(Plotting code records)
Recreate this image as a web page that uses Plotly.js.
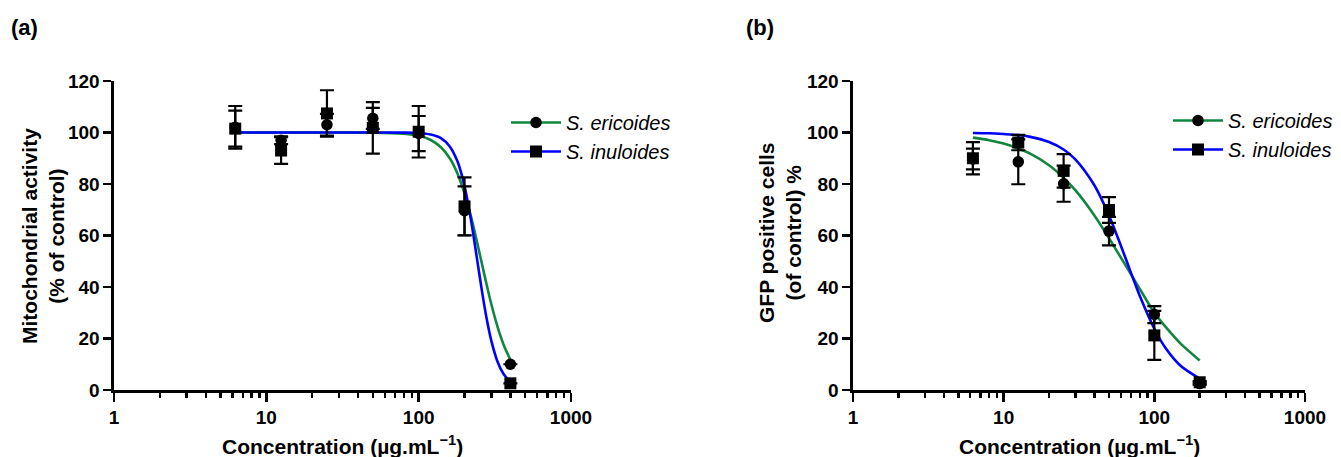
<!DOCTYPE html>
<html>
<head>
<meta charset="utf-8">
<script src="https://cdn.plot.ly/plotly-3.0.1.min.js"></script>
<style>html,body{margin:0;padding:0;background:#fff;}#chart{width:1341px;height:457px;}</style>
</head>
<body>
<div id="chart"></div>
<script>
// ---------- data ----------
const seriesNames = ['S. ericoides', 'S. inuloides'];

// Panel (a): mitochondrial activity
const concA = [6.25, 12.5, 25, 50, 100, 200, 400];
const ericoidesA = [102, 97, 103, 105.5, 99.6, 69.6, 10];
const ericoidesAErr = [8.3, 1.5, 4.2, 4.1, 6.8, 9.5, 0];
const inuloidesA = [101.5, 93, 107.4, 101.8, 100.3, 71.3, 2.6];
const inuloidesAErr = [7, 5.2, 9, 10, 10, 11.3, 0];

// fitted curves (a)
const curveXA = [6.25, 10, 20, 50, 80, 100, 120, 140, 160, 180, 200, 220, 240, 260, 280, 300, 330, 360, 400];
const curveEricoidesA = [100, 100, 100, 99.95, 99.5, 98.7, 97.1, 94.3, 90.0, 84.0, 76.3, 67.6, 58.2, 49.1, 40.7, 33.3, 24.4, 17.8, 11.7];
const curveInuloidesA = [100, 100, 100, 100, 99.95, 99.8, 99.2, 97.8, 94.6, 88.7, 79.2, 66.4, 52.1, 38.6, 27.5, 19.1, 10.9, 6.3, 3.2];

// Panel (b): GFP positive cells
const concB = [6.25, 12.5, 25, 50, 100, 200];
const ericoidesB = [89.7, 88.6, 80.1, 61.7, 29.3, 2.5];
const ericoidesBErr = [4, 8.7, 7, 5.5, 3.3, 0.5];
const inuloidesB = [90, 96.1, 85.1, 69.9, 21.2, 3];
const inuloidesBErr = [6.3, 3, 6.5, 5, 9.5, 0.5];

const curveXB = [6.25, 8, 10, 12.5, 15, 20, 25, 30, 40, 50, 60, 70, 80, 100, 120, 150, 200];
const curveEricoidesB = [98.0, 97.0, 95.7, 93.8, 91.8, 87.3, 82.4, 77.5, 67.8, 59.0, 51.4, 44.9, 39.3, 30.0, 24.2, 17.9, 11.5];
const curveInuloidesB = [99.8, 99.7, 99.4, 99.0, 98.3, 96.3, 93.4, 89.5, 79.5, 67.8, 56.0, 45.5, 36.6, 23.8, 15.9, 9.3, 4.4];

const xTickVals = [1, 10, 100, 1000];
const xTickText = ['1', '10', '100', '1000'];
const xMinorVals = [2,3,4,5,6,7,8,9,20,30,40,50,60,70,80,90,200,300,400,500,600,700,800,900];
const yTickVals = [0, 20, 40, 60, 80, 100, 120];

// ---------- styling ----------
const FONT = 'Liberation Sans, Arial, Helvetica, sans-serif';
const GREEN = '#10863e';
const BLUE = '#0000ff';
const W = 1341, H = 457;
const px = v => v / W;
const py = v => 1 - v / H;

function curve(x, y, color, xa, ya) {
  return {x: x, y: y, mode: 'lines', line: {color: color, width: 2.6, shape: 'spline', smoothing: 0.8},
          xaxis: xa, yaxis: ya, showlegend: false, hoverinfo: 'skip'};
}
function points(x, y, err, symbol, xa, ya) {
  return {x: x, y: y, mode: 'markers', xaxis: xa, yaxis: ya, showlegend: false, cliponaxis: false,
          marker: {symbol: symbol, size: symbol === 'square' ? 12 : 11.5, color: '#000'},
          error_y: {type: 'data', array: err, visible: true, color: '#000', thickness: 2.2, width: 7}};
}
function legendItem(name, color, symbol, xa, ya, leg) {
  return {x: [null], y: [null], mode: 'lines+markers', name: name, xaxis: xa, yaxis: ya, legend: leg,
          line: {color: color, width: 2.6}, marker: {symbol: symbol, size: symbol === 'square' ? 12 : 11.5, color: '#000'}};
}

const traces = [
  curve(curveXA, curveEricoidesA, GREEN, 'x', 'y'),
  curve(curveXA, curveInuloidesA, BLUE, 'x', 'y'),
  points(concA, ericoidesA, ericoidesAErr, 'circle', 'x', 'y'),
  points(concA, inuloidesA, inuloidesAErr, 'square', 'x', 'y'),
  legendItem(seriesNames[0], GREEN, 'circle', 'x', 'y', 'legend'),
  legendItem(seriesNames[1], BLUE, 'square', 'x', 'y', 'legend'),

  curve(curveXB, curveEricoidesB, GREEN, 'x2', 'y2'),
  curve(curveXB, curveInuloidesB, BLUE, 'x2', 'y2'),
  points(concB, ericoidesB, ericoidesBErr, 'circle', 'x2', 'y2'),
  points(concB, inuloidesB, inuloidesBErr, 'square', 'x2', 'y2'),
  legendItem(seriesNames[0], GREEN, 'circle', 'x2', 'y2', 'legend2'),
  legendItem(seriesNames[1], BLUE, 'square', 'x2', 'y2', 'legend2')
];

function xAxis(domain, anchor) {
  return {type: 'log', range: [0, 3], domain: domain, anchor: anchor,
    showline: true, linecolor: '#000', linewidth: 2.6, showgrid: false, zeroline: false,
    ticks: 'outside', ticklen: 9, tickwidth: 2.4, tickcolor: '#000',
    tickmode: 'array', tickvals: xTickVals, ticktext: xTickText,
    tickfont: {family: FONT, size: 19, color: '#000', weight: 'bold'},
    minor: {ticks: 'outside', ticklen: 5.5, tickwidth: 2.4, tickcolor: '#000', tickvals: xMinorVals, showgrid: false},
    fixedrange: true};
}
function yAxis(domain, anchor) {
  return {range: [0, 120], domain: domain, anchor: anchor,
    showline: true, linecolor: '#000', linewidth: 2.6, showgrid: false, zeroline: false,
    ticks: 'outside', ticklen: 8, tickwidth: 2.4, tickcolor: '#000',
    tickmode: 'array', tickvals: yTickVals,
    tickfont: {family: FONT, size: 19, color: '#000', weight: 'bold'},
    fixedrange: true};
}

const yDom = [py(390), py(81)];
const legendStyle = (x, y) => ({x: x, y: y, xref: 'paper', yref: 'paper', xanchor: 'left', yanchor: 'top',
  bgcolor: 'rgba(0,0,0,0)', borderwidth: 0, itemwidth: 50, tracegroupgap: 0,
  font: {family: FONT, size: 20, color: '#000', style: 'italic'}});

const titleFont = {family: FONT, size: 21, color: '#000', weight: 'bold'};

const layout = {
  width: W, height: H,
  margin: {l: 0, r: 0, t: 0, b: 0},
  paper_bgcolor: '#fff', plot_bgcolor: '#fff',
  showlegend: true,
  xaxis: xAxis([px(114), px(571)], 'y'),
  yaxis: yAxis(yDom, 'x'),
  xaxis2: xAxis([px(853), px(1305)], 'y2'),
  yaxis2: yAxis(yDom, 'x2'),
  legend: legendStyle(px(506), py(103)),
  legend2: legendStyle(px(1168), py(101)),
  annotations: [
    {text: '(a)', x: px(9), y: py(27), xref: 'paper', yref: 'paper', xanchor: 'left', yanchor: 'middle', showarrow: false, font: {family: FONT, size: 22, color: '#000', weight: 'bold'}},
    {text: '(b)', x: px(744), y: py(27), xref: 'paper', yref: 'paper', xanchor: 'left', yanchor: 'middle', showarrow: false, font: {family: FONT, size: 22, color: '#000', weight: 'bold'}},
    {text: 'Mitochondrial activity<br>(% of control)', x: px(43), y: py(236), xref: 'paper', yref: 'paper', xanchor: 'center', yanchor: 'middle', textangle: -90, showarrow: false, font: titleFont},
    {text: 'GFP positive cells<br>(of control) %', x: px(780), y: py(233), xref: 'paper', yref: 'paper', xanchor: 'center', yanchor: 'middle', textangle: -90, showarrow: false, font: titleFont},
    {text: 'Concentration (µg.mL<sup>−1</sup>)', x: px(342.5), y: py(445), xref: 'paper', yref: 'paper', xanchor: 'center', yanchor: 'middle', showarrow: false, font: titleFont},
    {text: 'Concentration (µg.mL<sup>−1</sup>)', x: px(1079), y: py(445), xref: 'paper', yref: 'paper', xanchor: 'center', yanchor: 'middle', showarrow: false, font: titleFont}
  ]
};

Plotly.newPlot('chart', traces, layout, {staticPlot: true, displayModeBar: false});
</script>
</body>
</html>
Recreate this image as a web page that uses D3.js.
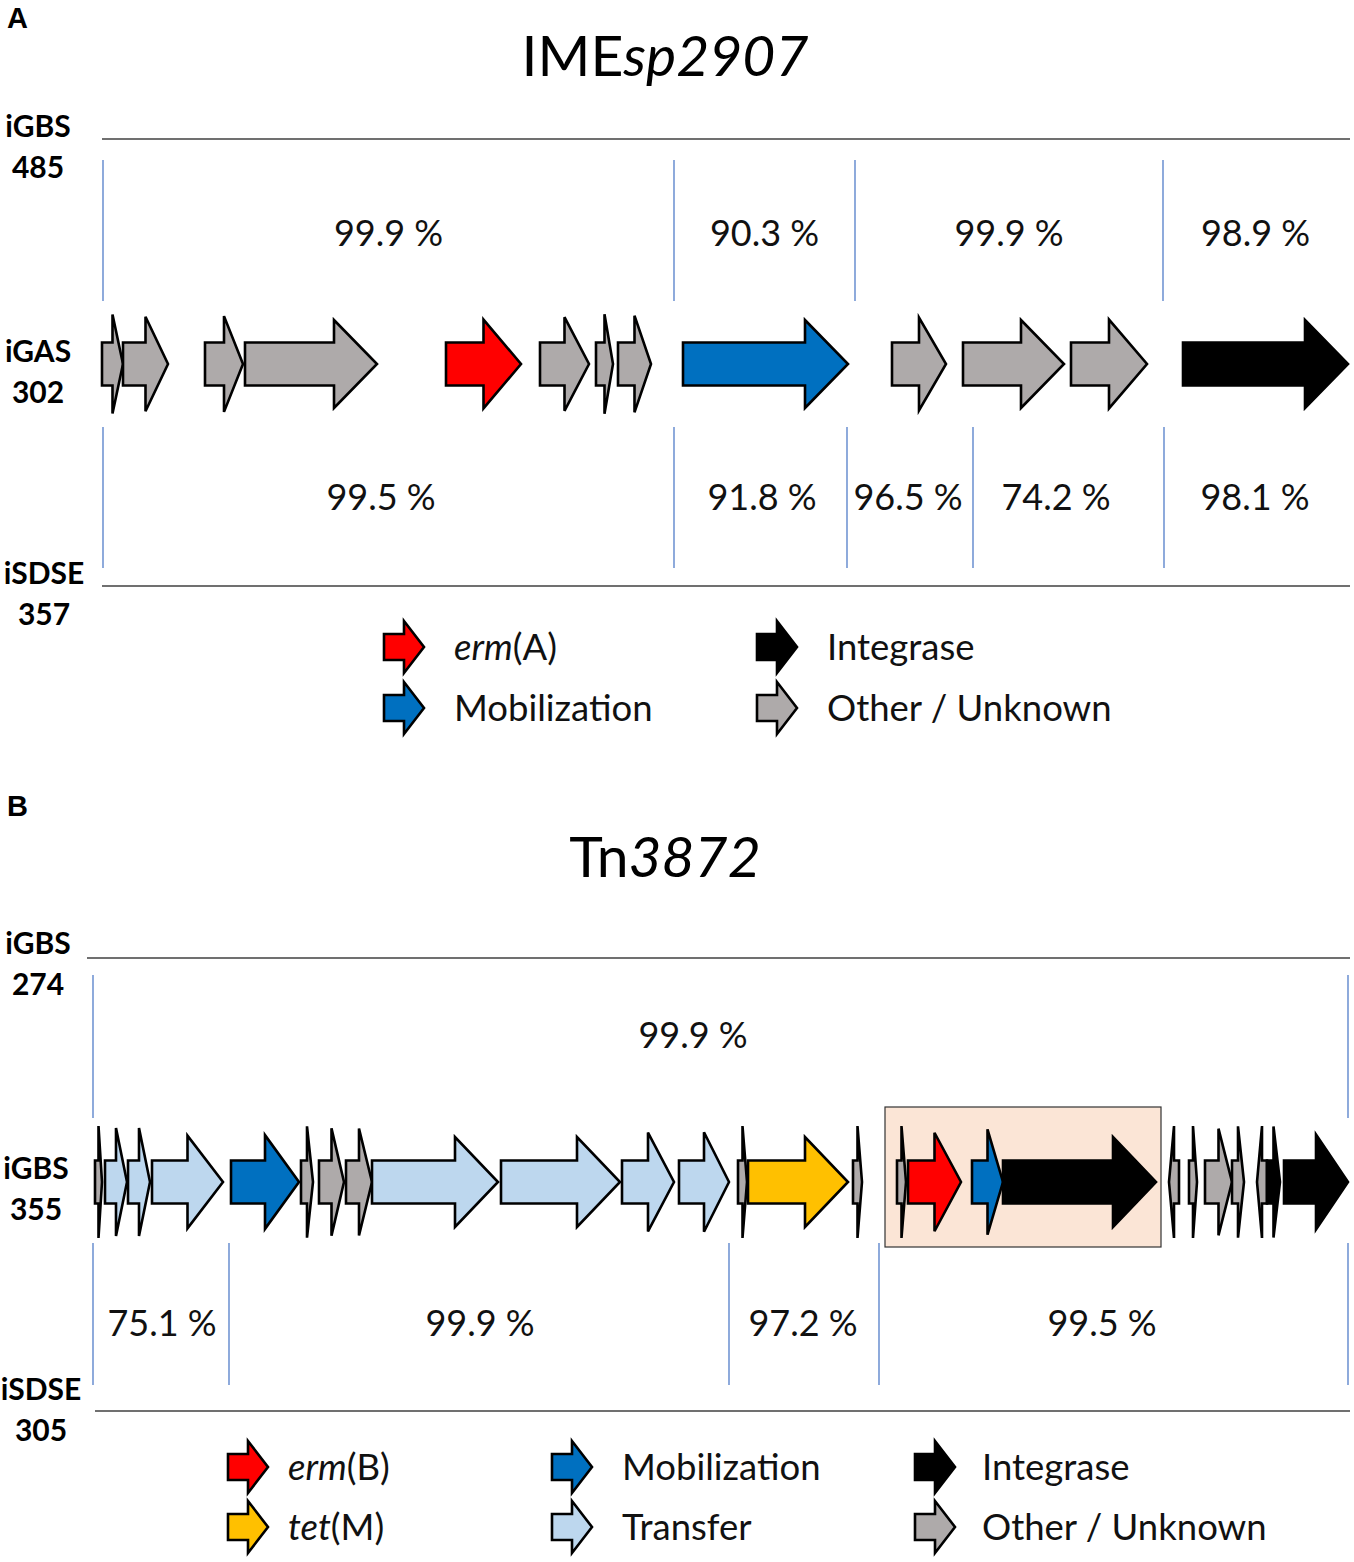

> Exercise aim: Without the pictures, please reproduce each line of the listing above exactly, from the first one through the line bearing "const seriesNames = ['S.".

> Output:
Recreate this image as a web page that uses Plotly.js.
<!DOCTYPE html>
<html>
<head>
<meta charset="utf-8">
<script src="https://cdn.plot.ly/plotly-3.0.1.min.js"></script>
<style>html,body{margin:0;padding:0;background:#fff;}#chart{width:1341px;height:457px;}</style>
</head>
<body>
<div id="chart"></div>
<script>
// ---------- data ----------
const seriesNames = ['S. ericoides', 'S. inuloides'];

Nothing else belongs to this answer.